Posts Tagged entity extraction
Let’s say you have a block of text – perhaps a tweet or a web page from a music review site. If you want to find out if the text mentions a particular artist such as Weezer, it is a pretty straightforward task: Just search through the text for the artist name and all the variants and aliases for that artist. It is pretty easy.
What is harder is trying to figure out if any artists are mentioned in a block of text, and if so, which ones. Since there are millions of artists, each with their own set of aliases and variants, the simple search that we use to find ‘Weezer’ in a tweet doesn’t work so well. The fact that many artist names are also common words adds to the difficulty.
Luckily I work with a bunch of really smart folks at The Echo Nest who’ve already had to solve this problem in order to make The Echo Nest work. Over on the Echo Nest blog, there’s a nifty description of the problem of artist name identification and extraction and an announcement of the release of a new (and very much beta) API called artist/extract that will expose some of this functionality to application developers that use our APIs.
This morning I spent a few minutes and created a little web app that lets you play with the artist/extract API. Here’s a screenshot:
In this example I’ve typed in the text:
I like Deerhoof, and Emerson, Lake and Palmer. I don’t like Coldplay, or Justin Bieber. GNR is OK. Go try it yourself!

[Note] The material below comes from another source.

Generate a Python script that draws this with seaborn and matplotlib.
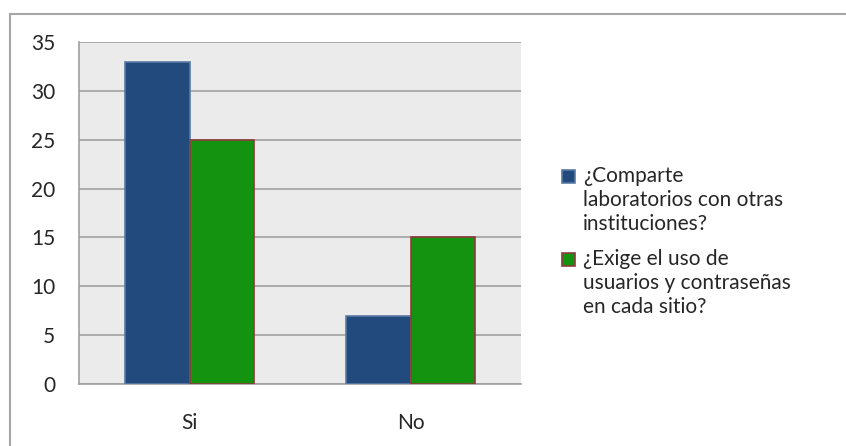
import matplotlib
matplotlib.use("Agg")
import matplotlib.pyplot as plt
from matplotlib.patches import Rectangle
import seaborn as sns
import pandas as pd

# Survey answers per question
categories = ["Si", "No"]
series_names = ["¿Comparte\nlaboratorios con otras\ninstituciones?",
                "¿Exige el uso de\nusuarios y contraseñas\nen cada sitio?"]
comparte = [33, 7]
exige = [25, 15]
y_ticks = [0, 5, 10, 15, 20, 25, 30, 35]

fill_colors = ["#224A7D", "#149310"]
edge_colors = ["#5A7BA6", "#8E3B3B"]

df = pd.DataFrame({
    "respuesta": categories * 2,
    "serie": [series_names[0]] * len(categories) + [series_names[1]] * len(categories),
    "valor": comparte + exige,
})

sns.set_style("white")
plt.rcParams["font.family"] = ["Lato", "DejaVu Sans"]
FS = 15

W, H = 846, 446
fig = plt.figure(figsize=(W / 100, H / 100), dpi=100)

# outer chart frame (only top and left edges visible)
fig.add_artist(Rectangle((9.5 / W, -0.1), 2, (H - 13.5) / H + 0.1,
                         transform=fig.transFigure, fill=False,
                         edgecolor="#A6A6A6", linewidth=1.5))

ax = fig.add_axes([79 / W, (H - 384) / H, 442 / W, 342 / H])
ax.set_facecolor("#EBEBEB")

sns.barplot(data=df, x="respuesta", y="valor", hue="serie",
            order=categories, hue_order=series_names,
            palette=fill_colors, width=0.58, gap=0, ax=ax,
            legend=False, saturation=1)

for i, container in enumerate(ax.containers):
    for bar in container:
        bar.set_edgecolor(edge_colors[i])
        bar.set_linewidth(1.2)
        bar.set_zorder(3)

ax.set_xlim(-0.5, 1.5)
ax.set_ylim(0, 35)
ax.set_yticks(y_ticks)
ax.set_yticklabels([str(v) for v in y_ticks], fontsize=FS)
ax.yaxis.grid(True, color="#A0A0A0", linewidth=1.2, zorder=0)
ax.set_axisbelow(True)

ax.set_xticks([0, 1])
ax.set_xticklabels(categories, fontsize=FS)
ax.tick_params(axis="x", length=0, pad=21)
ax.set_xticks([-0.5, 0.5, 1.5], minor=True)
ax.tick_params(axis="x", which="minor", length=8, color="#A0A0A0",
               width=1.2, direction="out")
ax.tick_params(axis="y", length=9, color="#A0A0A0", width=1.2,
               direction="out", pad=8)
ax.set_xlabel("")
ax.set_ylabel("")

for side in ["top", "right"]:
    ax.spines[side].set_visible(False)
for side in ["left", "bottom"]:
    ax.spines[side].set_color("#A0A0A0")
    ax.spines[side].set_linewidth(1.2)

# legend: square key beside the first line of each wrapped label
legend_rows = [176, 259]
for i, name in enumerate(series_names):
    yc = legend_rows[i]
    fig.add_artist(Rectangle((562 / W, (H - yc - 6.5) / H), 13 / W, 13 / H,
                             transform=fig.transFigure,
                             facecolor=fill_colors[i], edgecolor=edge_colors[i],
                             linewidth=1.2))
    fig.text(583 / W, (H - yc + 10) / H, name, fontsize=FS, va="top",
             ha="left", linespacing=1.25)

fig.savefig("out.png", dpi=100, facecolor="white")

You can see that it found Deerhoof and Coldplay, (easy enough), and a spelling variant of Emerson, Lake & Palmer. It also recognized GNR as two bands – GNR (a Portuguese rock band), and as a nickname for Guns N’ Roses. Also notice that it didn’t get confused by the mention of ‘ OK. Go’ that is embedded in there. The extractor is not always perfect – it tries hard to avoid confusing artists with regular English words (since just about every English word is a band name), so it will rely on letter case and other hints to try to separate real artist mentions from accidental ones.
The artist extractor is very much a beta api so it may be a bit unsteady on its feet and may sometimes not work as you’d expect it to. Nevertheless, it is a nifty bit of music data infrastructure that will help us understand better who is talking about what artists.